* **Provided material**:

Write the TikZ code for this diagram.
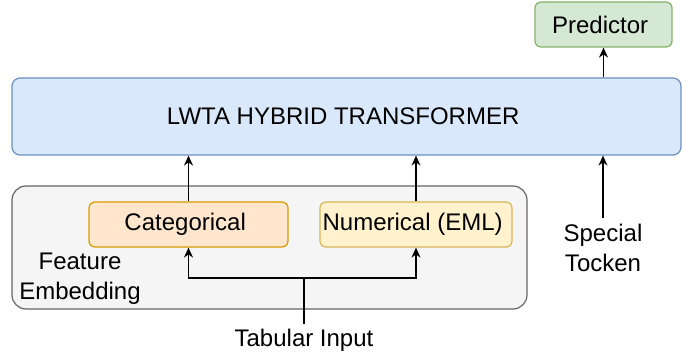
\documentclass[tikz,border=0pt]{standalone}
\usepackage{fontspec}
\setmainfont{Liberation Sans}
\usepackage{xcolor}
\usetikzlibrary{arrows.meta,positioning,calc}

\definecolor{transfill}{HTML}{DAE8FC}
\definecolor{transline}{HTML}{6C8EBF}
\definecolor{predfill}{HTML}{D5E8D4}
\definecolor{predline}{HTML}{82B366}
\definecolor{catfill}{HTML}{FFE6CC}
\definecolor{catline}{HTML}{D79B00}
\definecolor{numfill}{HTML}{FFF2CC}
\definecolor{numline}{HTML}{D6B656}
\definecolor{embfill}{HTML}{F5F5F5}
\definecolor{embline}{HTML}{666666}

\begin{document}
\begin{tikzpicture}[
        x=0.5pt, y=-0.5pt,
        >={Stealth[length=5pt,width=4.5pt]},
        every node/.style={font=\fontsize{12}{15}\selectfont},
        block/.style={
            draw,
            rounded corners=3pt,
            align=center,
            line width=0.6pt,
            inner sep=0pt
        },
        label/.style={
            align=center,
            inner sep=3pt
        },
        arrow/.style={->, line width=0.7pt}
    ]
    \useasboundingbox (0,0) rectangle (682,358);

    \node[block, fill=transfill, draw=transline, rounded corners=4pt,
          minimum width=334.5pt, minimum height=38.5pt] (trans) at (346.5,116.5) {
        LWTA HYBRID TRANSFORMER
    };

    \node[block, fill=predfill, draw=predline,
          minimum width=68.5pt, minimum height=22.5pt] (pred) at (603.5,24.5) {
        Predictor
    };

    \node[block, fill=embfill, draw=embline, rounded corners=7pt,
          minimum width=257.5pt, minimum height=61.5pt] (embed) at (269.5,247.5) {};

    \node[block, fill=catfill, draw=catline,
          minimum width=99.5pt, minimum height=22.5pt] (cat) at (188.5,224.5) {
        Categorical
    };

    \node[block, fill=numfill, draw=numline,
          minimum width=96pt, minimum height=22.5pt] (num) at (416,224.5) {
        Numerical (EML)
    };

    \node[label] (femb) at (80,279) {Feature\\Embedding};

    \node[label] (tok) at (603,248) {Special\\Tocken};

    \node[label, inner sep=2pt] (tab) at (304,340) {Tabular Input};

    \draw[arrow] (cat.north) -- (cat.north |- trans.south);
    \draw[arrow] (num.north) -- (num.north |- trans.south);
    \draw[arrow] (tok.north) -- (tok.north |- trans.south);
    \draw[arrow] (pred.south |- trans.north) -- (pred.south);

    \coordinate (split) at (304,278);
    \draw[line width=0.7pt] (tab.north) -- (split);
    \draw[arrow] (split) -| (cat.south);
    \draw[arrow] (split) -| (num.south);

\end{tikzpicture}
\end{document}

* **Instructions to follow**: Transcribe each line above verbatim, with the pictures left out.

* **Response to the exercise**:
Write the TikZ code for this diagram.
\documentclass[tikz,border=0pt]{standalone}
\usepackage{fontspec}
\setmainfont{Liberation Sans}
\usepackage{xcolor}
\usetikzlibrary{arrows.meta,positioning,calc}

\definecolor{transfill}{HTML}{DAE8FC}
\definecolor{transline}{HTML}{6C8EBF}
\definecolor{predfill}{HTML}{D5E8D4}
\definecolor{predline}{HTML}{82B366}
\definecolor{catfill}{HTML}{FFE6CC}
\definecolor{catline}{HTML}{D79B00}
\definecolor{numfill}{HTML}{FFF2CC}
\definecolor{numline}{HTML}{D6B656}
\definecolor{embfill}{HTML}{F5F5F5}
\definecolor{embline}{HTML}{666666}

\begin{document}
\begin{tikzpicture}[
        x=0.5pt, y=-0.5pt,
        >={Stealth[length=5pt,width=4.5pt]},
        every node/.style={font=\fontsize{12}{15}\selectfont},
        block/.style={
            draw,
            rounded corners=3pt,
            align=center,
            line width=0.6pt,
            inner sep=0pt
        },
        label/.style={
            align=center,
            inner sep=3pt
        },
        arrow/.style={->, line width=0.7pt}
    ]
    \useasboundingbox (0,0) rectangle (682,358);

    \node[block, fill=transfill, draw=transline, rounded corners=4pt,
          minimum width=334.5pt, minimum height=38.5pt] (trans) at (346.5,116.5) {
        LWTA HYBRID TRANSFORMER
    };

    \node[block, fill=predfill, draw=predline,
          minimum width=68.5pt, minimum height=22.5pt] (pred) at (603.5,24.5) {
        Predictor
    };

    \node[block, fill=embfill, draw=embline, rounded corners=7pt,
          minimum width=257.5pt, minimum height=61.5pt] (embed) at (269.5,247.5) {};

    \node[block, fill=catfill, draw=catline,
          minimum width=99.5pt, minimum height=22.5pt] (cat) at (188.5,224.5) {
        Categorical
    };

    \node[block, fill=numfill, draw=numline,
          minimum width=96pt, minimum height=22.5pt] (num) at (416,224.5) {
        Numerical (EML)
    };

    \node[label] (femb) at (80,279) {Feature\\Embedding};

    \node[label] (tok) at (603,248) {Special\\Tocken};

    \node[label, inner sep=2pt] (tab) at (304,340) {Tabular Input};

    \draw[arrow] (cat.north) -- (cat.north |- trans.south);
    \draw[arrow] (num.north) -- (num.north |- trans.south);
    \draw[arrow] (tok.north) -- (tok.north |- trans.south);
    \draw[arrow] (pred.south |- trans.north) -- (pred.south);

    \coordinate (split) at (304,278);
    \draw[line width=0.7pt] (tab.north) -- (split);
    \draw[arrow] (split) -| (cat.south);
    \draw[arrow] (split) -| (num.south);

\end{tikzpicture}
\end{document}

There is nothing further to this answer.